Source code of charts:
---------------

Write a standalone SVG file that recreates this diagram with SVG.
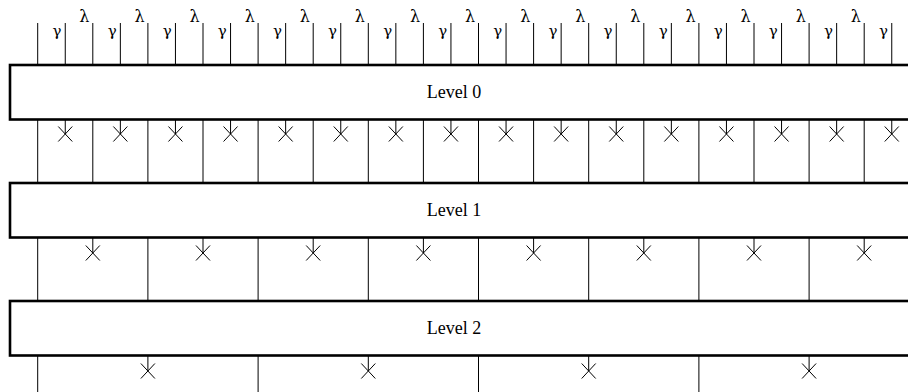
<svg xmlns="http://www.w3.org/2000/svg" width="908" height="392" viewBox="0 0 908 392">
<style>
.box{fill:#fff;stroke:#000;stroke-width:2.6}
.lbl{font-size:18px;fill:#000;text-anchor:middle}
.gl{font-size:15px;fill:#000;text-anchor:end}
.lm{font-size:16px;fill:#000;text-anchor:end}
.ln{stroke:#000;stroke-width:1;fill:none}
</style>
<defs>
<path id="x" d="M-7,-7.5L7,7.5M-7,7.5L7,-7.5" stroke="#000" stroke-width="1" fill="none"/>
</defs>
<rect width="908" height="392" fill="#fff"/>
<g id="level0"><rect class="box" x="10" y="65" width="910" height="54.5"/><text class="lbl" font-family="'Liberation Serif', 'Times New Roman', serif" x="454" y="98">Level 0</text></g>
<g id="level1"><rect class="box" x="10" y="183" width="910" height="54.5"/><text class="lbl" font-family="'Liberation Serif', 'Times New Roman', serif" x="454" y="216">Level 1</text></g>
<g id="level2"><rect class="box" x="10" y="301" width="910" height="54.5"/><text class="lbl" font-family="'Liberation Serif', 'Times New Roman', serif" x="454" y="334">Level 2</text></g>
<g id="connectors" class="ln">
<path d="M37.7,23V65M65.25,23V65M92.8,23V65M120.35,23V65M147.9,23V65M175.45,23V65M203,23V65M230.55,23V65M258.1,23V65M285.65,23V65M313.2,23V65M340.75,23V65M368.3,23V65M395.85,23V65M423.4,23V65M450.95,23V65M478.5,23V65M506.05,23V65M533.6,23V65M561.15,23V65M588.7,23V65M616.25,23V65M643.8,23V65M671.35,23V65M698.9,23V65M726.45,23V65M754,23V65M781.55,23V65M809.1,23V65M836.65,23V65M864.2,23V65M891.75,23V65"/>
<path d="M37.7,120V183M92.8,120V183M147.9,120V183M203,120V183M258.1,120V183M313.2,120V183M368.3,120V183M423.4,120V183M478.5,120V183M533.6,120V183M588.7,120V183M643.8,120V183M698.9,120V183M754,120V183M809.1,120V183M864.2,120V183"/>
<path d="M65.25,120V134M120.35,120V134M175.45,120V134M230.55,120V134M285.65,120V134M340.75,120V134M395.85,120V134M450.95,120V134M506.05,120V134M561.15,120V134M616.25,120V134M671.35,120V134M726.45,120V134M781.55,120V134M836.65,120V134M891.75,120V134"/>
<path d="M37.7,238V301M147.9,238V301M258.1,238V301M368.3,238V301M478.5,238V301M588.7,238V301M698.9,238V301M809.1,238V301"/>
<path d="M92.8,238V253M203,238V253M313.2,238V253M423.4,238V253M533.6,238V253M643.8,238V253M754,238V253M864.2,238V253"/>
<path d="M37.7,356V392M258.1,356V392M478.5,356V392M698.9,356V392"/>
<path d="M147.9,356V371M368.3,356V371M588.7,356V371M809.1,356V371"/>
<use href="#x" x="65.25" y="134"/><use href="#x" x="120.35" y="134"/><use href="#x" x="175.45" y="134"/><use href="#x" x="230.55" y="134"/><use href="#x" x="285.65" y="134"/><use href="#x" x="340.75" y="134"/><use href="#x" x="395.85" y="134"/><use href="#x" x="450.95" y="134"/><use href="#x" x="506.05" y="134"/><use href="#x" x="561.15" y="134"/><use href="#x" x="616.25" y="134"/><use href="#x" x="671.35" y="134"/><use href="#x" x="726.45" y="134"/><use href="#x" x="781.55" y="134"/><use href="#x" x="836.65" y="134"/><use href="#x" x="891.75" y="134"/>
<use href="#x" x="92.8" y="253"/><use href="#x" x="203" y="253"/><use href="#x" x="313.2" y="253"/><use href="#x" x="423.4" y="253"/><use href="#x" x="533.6" y="253"/><use href="#x" x="643.8" y="253"/><use href="#x" x="754" y="253"/><use href="#x" x="864.2" y="253"/>
<use href="#x" x="147.9" y="371"/><use href="#x" x="368.3" y="371"/><use href="#x" x="588.7" y="371"/><use href="#x" x="809.1" y="371"/>
</g>
<g id="labels" font-family="'DejaVu Serif', 'Liberation Serif', serif">
<text class="gl" x="61.5" y="36">γ</text><text class="gl" x="116.6" y="36">γ</text><text class="gl" x="171.7" y="36">γ</text><text class="gl" x="226.8" y="36">γ</text><text class="gl" x="281.9" y="36">γ</text><text class="gl" x="337" y="36">γ</text><text class="gl" x="392.1" y="36">γ</text><text class="gl" x="447.2" y="36">γ</text><text class="gl" x="502.3" y="36">γ</text><text class="gl" x="557.4" y="36">γ</text><text class="gl" x="612.5" y="36">γ</text><text class="gl" x="667.6" y="36">γ</text><text class="gl" x="722.7" y="36">γ</text><text class="gl" x="777.8" y="36">γ</text><text class="gl" x="832.9" y="36">γ</text><text class="gl" x="888" y="36">γ</text>
<text class="lm" x="89.5" y="22">λ</text><text class="lm" x="144.6" y="22">λ</text><text class="lm" x="199.7" y="22">λ</text><text class="lm" x="254.8" y="22">λ</text><text class="lm" x="309.9" y="22">λ</text><text class="lm" x="365" y="22">λ</text><text class="lm" x="420.1" y="22">λ</text><text class="lm" x="475.2" y="22">λ</text><text class="lm" x="530.3" y="22">λ</text><text class="lm" x="585.4" y="22">λ</text><text class="lm" x="640.5" y="22">λ</text><text class="lm" x="695.6" y="22">λ</text><text class="lm" x="750.7" y="22">λ</text><text class="lm" x="805.8" y="22">λ</text><text class="lm" x="860.9" y="22">λ</text>
</g>
</svg>
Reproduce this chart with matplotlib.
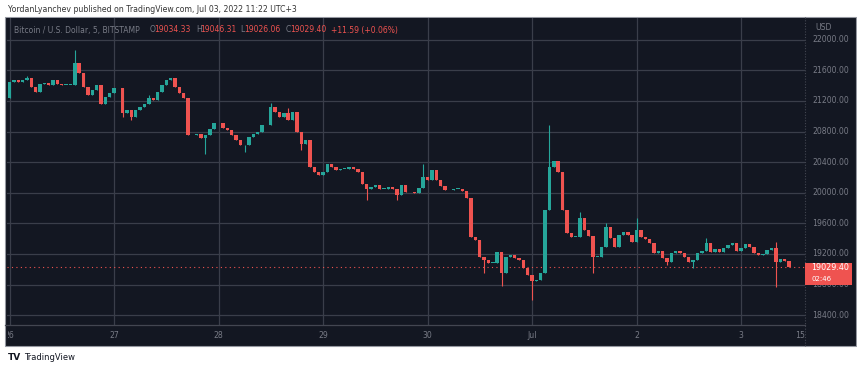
import matplotlib
matplotlib.use("Agg")
import matplotlib.pyplot as plt
from matplotlib.patches import Rectangle
from matplotlib.lines import Line2D

# hourly closes, one list per day (Jun 26 .. Jul 3)
jun26 = [21450, 21472, 21450, 21470, 21494, 21385, 21320, 21415, 21430, 21407, 21470, 21415,
         21407, 21407, 21410, 21700, 21560, 21385, 21280, 21340, 21407, 21166, 21254, 21300]
jun27 = [21363, 21370, 21036, 21080, 20992, 21080, 21123, 21166, 21232, 21210, 21320, 21407,
         21472, 21494, 21385, 21298, 21232, 20752, 20752, 20774, 20710, 20752, 20839, 20905]
jun28 = [20905, 20840, 20817, 20750, 20686, 20620, 20620, 20730, 20774, 20795, 20883, 20883,
         21124, 21058, 20992, 21036, 20949, 21058, 20795, 20642, 20686, 20336, 20270, 20227]
jun29 = [20270, 20380, 20336, 20293, 20315, 20315, 20336, 20315, 20270, 20118, 20052, 20074,
         20096, 20052, 20052, 20074, 20052, 19965, 20096, 20008, 20011, 19990, 20068, 20206]
jun30 = [20163, 20293, 20163, 20085, 20033, 20033, 20055, 20055, 20024, 19937, 19426, 19383,
         19166, 19123, 19080, 19080, 19231, 18950, 19166, 19188, 19144, 19123, 19015, 18928]
jul01 = [18841, 18863, 18950, 19780, 20336, 20414, 20271, 19773, 19470, 19426, 19426, 19665,
         19513, 19435, 19166, 19166, 19296, 19556, 19404, 19296, 19448, 19490, 19448, 19361]
jul02 = [19513, 19426, 19391, 19339, 19217, 19243, 19143, 19100, 19209, 19243, 19217, 19165,
         19100, 19122, 19209, 19243, 19339, 19230, 19261, 19230, 19274, 19317, 19348, 19243]
jul03 = [19274, 19330, 19287, 19217, 19187, 19200, 19252, 19274, 19100, 19130, 19113, 19029.40]
first_open = 21238

# wicks that stick out of the bodies (candle index -> price)
wick_high = {4: 21530, 15: 21865, 32: 21275, 60: 21176, 64: 21110, 95: 20380,
             124: 20891, 131: 19751, 137: 19600, 144: 19665, 160: 19404, 176: 19360}
wick_low = {26: 20992, 28: 20950, 45: 20512, 54: 20533, 67: 20555, 82: 19900, 89: 19900,
            109: 18950, 113: 18776, 120: 18603, 134: 18950, 151: 19056, 157: 19013, 176: 18774}

price_ticks = [18400, 18800, 19200, 19600, 20000, 20400, 20800, 21200, 21600, 22000]
day_ticks = [0, 1, 2, 3, 4, 5, 6, 7, 7.625]
day_labels = ["26", "27", "28", "29", "30", "Jul", "2", "3", "15:00"]
last_price = 19029.40

closes = jun26 + jun27 + jun28 + jun29 + jun30 + jul01 + jul02 + jul03
opens = [first_open] + closes[:-1]
t = [i / 24 for i in range(len(closes))]

bg = "#131722"
grid = "#3a3e4a"
up = "#26a69a"
down = "#ef5350"
txt = "#787b86"

W, H = 857, 370
fig = plt.figure(figsize=(W / 100, H / 100), dpi=100)
fig.patch.set_facecolor("white")

def fx(px):
    return px / W

def fy(py):
    return 1 - py / H

# dark chart panel (behind everything)
fig.patches.append(Rectangle((fx(5), fy(346)), 851 / W, 329 / H, transform=fig.transFigure,
                             facecolor=bg, edgecolor="#9598a1", lw=0.8, zorder=-5))

ax = fig.add_axes([fx(7), fy(325), 798 / W, 307 / H])
ax.set_facecolor(bg)
ax.set_xlim(-0.024, 7.612)
ax.set_ylim(18271, 22284)
for s in ax.spines.values():
    s.set_visible(False)
ax.set_xticks([])
ax.set_yticks([])

for p in price_ticks:
    ax.axhline(p, color=grid, lw=0.9, zorder=1)
for d in day_ticks[:-1]:
    ax.axvline(d, color=grid, lw=0.9, zorder=1)

# candles
w = 0.78 / 24
for i in range(len(closes)):
    o, c = opens[i], closes[i]
    col = up if c >= o else down
    hi = wick_high.get(i, max(o, c))
    lo = wick_low.get(i, min(o, c))
    ax.vlines(t[i], lo, hi, color=col, lw=0.8, zorder=3)
    h = c - o if abs(c - o) > 8 else (8 if c >= o else -8)
    ax.bar(t[i], h, bottom=o, width=w, color=col, lw=0, zorder=3)

ax.axhline(last_price, color=down, lw=0.8, ls=(0, (1, 3)), zorder=2)

# price scale labels
for p in price_ticks:
    ax.text(1.0095, p, f"{p:.2f}", transform=ax.get_yaxis_transform(), ha="left",
            va="center", fontsize=5.6, color=txt, clip_on=False)
fig.text(fx(815), fy(28), "USD", fontsize=5.6, color=txt, va="center")

# time scale
tax = fig.add_axes([fx(8), fy(345), 797 / W, 20 / H])
tax.set_xlim(-0.015, 7.612)
tax.set_ylim(0, 1)
tax.axis("off")
for d, lab in zip(day_ticks, day_labels):
    tax.text(d, 0.5, lab, ha="center", va="center", fontsize=5.6, color=txt, clip_on=True)

fig.add_artist(Line2D([fx(5), fx(805)], [fy(325), fy(325)], color="#434651", lw=0.9))
fig.add_artist(Line2D([fx(805), fx(805)], [fy(17), fy(346)], color="#434651", lw=0.8,
                      ls=(0, (1, 1.5))))

# last price tag
fig.patches.append(Rectangle((fx(805), fy(285)), 47 / W, 22 / H, transform=fig.transFigure,
                             facecolor=down, edgecolor="none", zorder=5))
fig.text(fx(811), fy(268), "19029.40", fontsize=5.8, color="white", va="center", zorder=6)
fig.text(fx(811), fy(279), "02:46", fontsize=5, color="white", va="center", zorder=6)

# legend line
fig.text(fx(14), fy(30), "Bitcoin / U.S. Dollar, 5, BITSTAMP", fontsize=5.5, color=txt, va="center")
for x0, lab, x1, val in [(150, "O", 154.5, "19034.33"), (196, "H", 200.5, "19046.31"),
                         (240, "L", 244.5, "19026.06"), (286, "C", 290.5, "19029.40")]:
    fig.text(fx(x0), fy(30), lab, fontsize=5.5, color=txt, va="center")
    fig.text(fx(x1), fy(30), val, fontsize=5.5, color=down, va="center")
fig.text(fx(331), fy(30), "+11.59 (+0.06%)", fontsize=5.5, color=down, va="center")

# header and footer
fig.text(fx(8), fy(9), "YordanLyanchev published on TradingView.com, Jul 03, 2022 11:22 UTC+3",
         fontsize=5.6, color="#333333", va="center")
fig.text(fx(8), fy(357), "TV", fontsize=6.5, color="#131722", va="center", weight="bold")
fig.text(fx(24), fy(357), "TradingView", fontsize=6, color="#131722", va="center")

fig.savefig("out.png", dpi=100, facecolor="white")
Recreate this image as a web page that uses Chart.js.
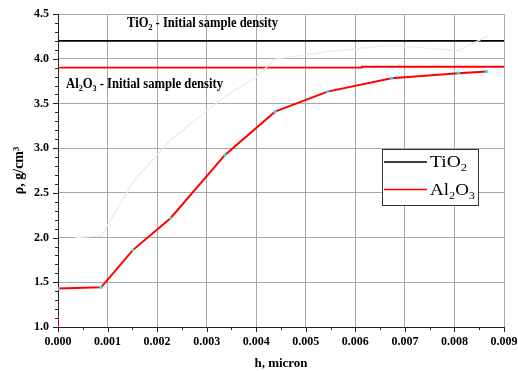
<!DOCTYPE html>
<html><head><meta charset="utf-8">
<script src="https://cdn.jsdelivr.net/npm/chart.js@4/dist/chart.umd.min.js"></script>
<style>html,body{margin:0;padding:0;background:#fff}</style>
</head><body>
<canvas id="c" width="518" height="371" style="display:block"></canvas>
<script>
// ---- data ----
const xTickLabels = ['0.000','0.001','0.002','0.003','0.004','0.005','0.006','0.007','0.008','0.009'];
const yTickLabels = ['1.0','1.5','2.0','2.5','3.0','3.5','4.0','4.5'];
const al2o3H   = [0, 0.00087, 0.00151, 0.00227, 0.00337, 0.00438, 0.00544, 0.00673, 0.00808, 0.00865];
const al2o3Rho = [1.43, 1.444, 1.86, 2.216, 2.924, 3.408, 3.632, 3.782, 3.838, 3.856];
const al2o3EdgeH   = [0, 0];
const al2o3EdgeRho = [1.0, 1.12];
const tio2H   = [0.00035, 0.00088, 0.00098, 0.00152, 0.00225, 0.00337, 0.00397, 0.00438, 0.00545, 0.00673, 0.00808, 0.00868];
const tio2Rho = [2.0, 2.02, 2.12, 2.625, 3.08, 3.58, 3.78, 3.995, 4.08, 4.15, 4.09, 4.255];
const tio2InitH   = [0, 0.009];
const tio2InitRho = [4.2, 4.2];
const al2o3InitH   = [0, 0.00613, 0.00613, 0.009];
const al2o3InitRho = [3.9, 3.9, 3.91, 3.91];

const pts = (xs, ys) => xs.map((x, i) => ({x, y: ys[i]}));
const SERIF = '"Liberation Serif","Times New Roman",serif';

function drawParts(ctx, parts, x, y, size, bold, targetW) {
  const w = bold ? 'bold ' : '';
  const main = w + size + 'px ' + SERIF;
  const sub = w + Math.round(size * 0.65) + 'px ' + SERIF;
  let total = 0;
  parts.forEach(p => { ctx.font = p[1] ? sub : main; total += ctx.measureText(p[0]).width; });
  const sx = targetW ? targetW / total : 1;
  ctx.save();
  ctx.translate(x, y);
  ctx.scale(sx, 1);
  ctx.textBaseline = 'alphabetic';
  ctx.textAlign = 'left';
  ctx.fillStyle = '#000';
  let cx = 0;
  parts.forEach(p => {
    ctx.font = p[1] ? sub : main;
    ctx.fillText(p[0], cx, p[1] ? size * 0.22 : 0);
    cx += ctx.measureText(p[0]).width;
  });
  ctx.restore();
}

const extras = {
  id: 'extras',
  afterDraw(chart) {
    const ctx = chart.ctx;
    const xs = chart.scales.x, ys = chart.scales.y;
    const area = chart.chartArea;
    ctx.save();
    ctx.strokeStyle = '#222';
    ctx.lineWidth = 1;
    for (let k = 0; k <= 35; k++) {
      const v = 1 + k * 0.1;
      const py = Math.round(ys.getPixelForValue(v)) + 0.5;
      const len = (k % 5 === 0) ? 5 : 3;
      ctx.beginPath(); ctx.moveTo(area.left - len, py); ctx.lineTo(area.left, py); ctx.stroke();
    }
    for (let k = 0; k <= 18; k++) {
      const v = k * 0.0005;
      const px = Math.round(xs.getPixelForValue(v)) + 0.5;
      const len = (k % 2 === 0) ? 5 : 3;
      ctx.beginPath(); ctx.moveTo(px, area.bottom); ctx.lineTo(px, area.bottom + len); ctx.stroke();
    }
    ctx.restore();

    drawParts(ctx, [['TiO',0],['2',1],[' - Initial sample density',0]], 127, 27, 14, true, 151);
    drawParts(ctx, [['Al',0],['2',1],['O',0],['3',1],[' - Initial sample density',0]], 66, 88, 14, true, 157);

    ctx.save();
    ctx.fillStyle = '#fff';
    ctx.fillRect(382, 149, 96, 56);
    ctx.strokeStyle = '#333';
    ctx.lineWidth = 1;
    ctx.strokeRect(382.5, 149.5, 96, 56);
    ctx.lineWidth = 1.5;
    ctx.strokeStyle = '#000';
    ctx.beginPath(); ctx.moveTo(384, 162); ctx.lineTo(427, 162); ctx.stroke();
    ctx.strokeStyle = '#ff0000';
    ctx.beginPath(); ctx.moveTo(384, 189.5); ctx.lineTo(427, 189.5); ctx.stroke();
    ctx.restore();
    drawParts(ctx, [['TiO',0],['2',1]], 430, 167, 17, false, 37);
    drawParts(ctx, [['Al',0],['2',1],['O',0],['3',1]], 430, 195, 17, false, 45);
  }
};

new Chart(document.getElementById('c'), {
  type: 'line',
  data: {
    datasets: [
      {label: 'TiO2 measured', data: pts(tio2H, tio2Rho), borderColor: '#ebebeb', borderWidth: 1.3, pointRadius: 0, tension: 0},
      {label: 'Al2O3 edge', data: pts(al2o3EdgeH, al2o3EdgeRho), borderColor: '#ff0000', borderWidth: 1.5, pointRadius: 0},
      {label: 'Al2O3', data: pts(al2o3H, al2o3Rho), borderColor: '#ff0000', borderWidth: 2, pointRadius: 1.6,
        pointBackgroundColor: '#33e0f0', pointBorderWidth: 0, tension: 0},
      {label: 'TiO2 initial', data: pts(tio2InitH, tio2InitRho), borderColor: '#000', borderWidth: 1.6, pointRadius: 0},
      {label: 'Al2O3 initial', data: pts(al2o3InitH, al2o3InitRho), borderColor: '#ff0000', borderWidth: 1.8, pointRadius: 0}
    ]
  },
  options: {
    responsive: false, animation: false,
    layout: {padding: {top: 14, right: 14, left: 0, bottom: 0}},
    plugins: {legend: {display: false}, tooltip: {enabled: false}},
    scales: {
      x: {
        type: 'linear', min: 0, max: 0.009,
        afterBuildTicks: s => { s.ticks = xTickLabels.map(t => ({value: parseFloat(t)})); },
        afterFit: s => { s.height = 44; s.paddingLeft = 0; s.paddingRight = 0; },
        ticks: {callback: (v, i) => xTickLabels[i], color: '#000', padding: 8, maxRotation: 0, autoSkip: false,
          font: {family: SERIF, size: 12, weight: 'bold'}},
        grid: {color: '#a8a8a8', lineWidth: 1, drawTicks: false},
        border: {color: '#222', width: 1},
        title: {display: true, text: 'h, micron', color: '#000', padding: {top: 0, bottom: 0},
          font: {family: SERIF, size: 13, weight: 'bold'}}
      },
      y: {
        type: 'linear', min: 1, max: 4.5,
        afterBuildTicks: s => { s.ticks = yTickLabels.map(t => ({value: parseFloat(t)})); },
        afterFit: s => { s.width = 58; s.paddingTop = 0; s.paddingBottom = 0; },
        ticks: {callback: (v, i) => yTickLabels[i], color: '#000', padding: 9, autoSkip: false,
          font: {family: SERIF, size: 12, weight: 'bold'}},
        grid: {color: '#a8a8a8', lineWidth: 1, drawTicks: false},
        border: {color: '#222', width: 1},
        title: {display: true, text: 'ρ, g/cm³', color: '#000', padding: {top: 11, bottom: 0},
          font: {family: SERIF, size: 14, weight: 'bold'}}
      }
    }
  },
  plugins: [extras]
});
</script>
</body></html>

---------------

Set problem: Skip all pictures. Retype exactly the span whose first line is the one with "Reproduce this chart with matplotlib." and whose last line is the one with "from matplotlib.lines import Line2D".

Solution to this exercise:
Reproduce this chart with matplotlib.
import matplotlib
matplotlib.use("Agg")
import matplotlib.pyplot as plt
from matplotlib.patches import Rectangle
from matplotlib.lines import Line2D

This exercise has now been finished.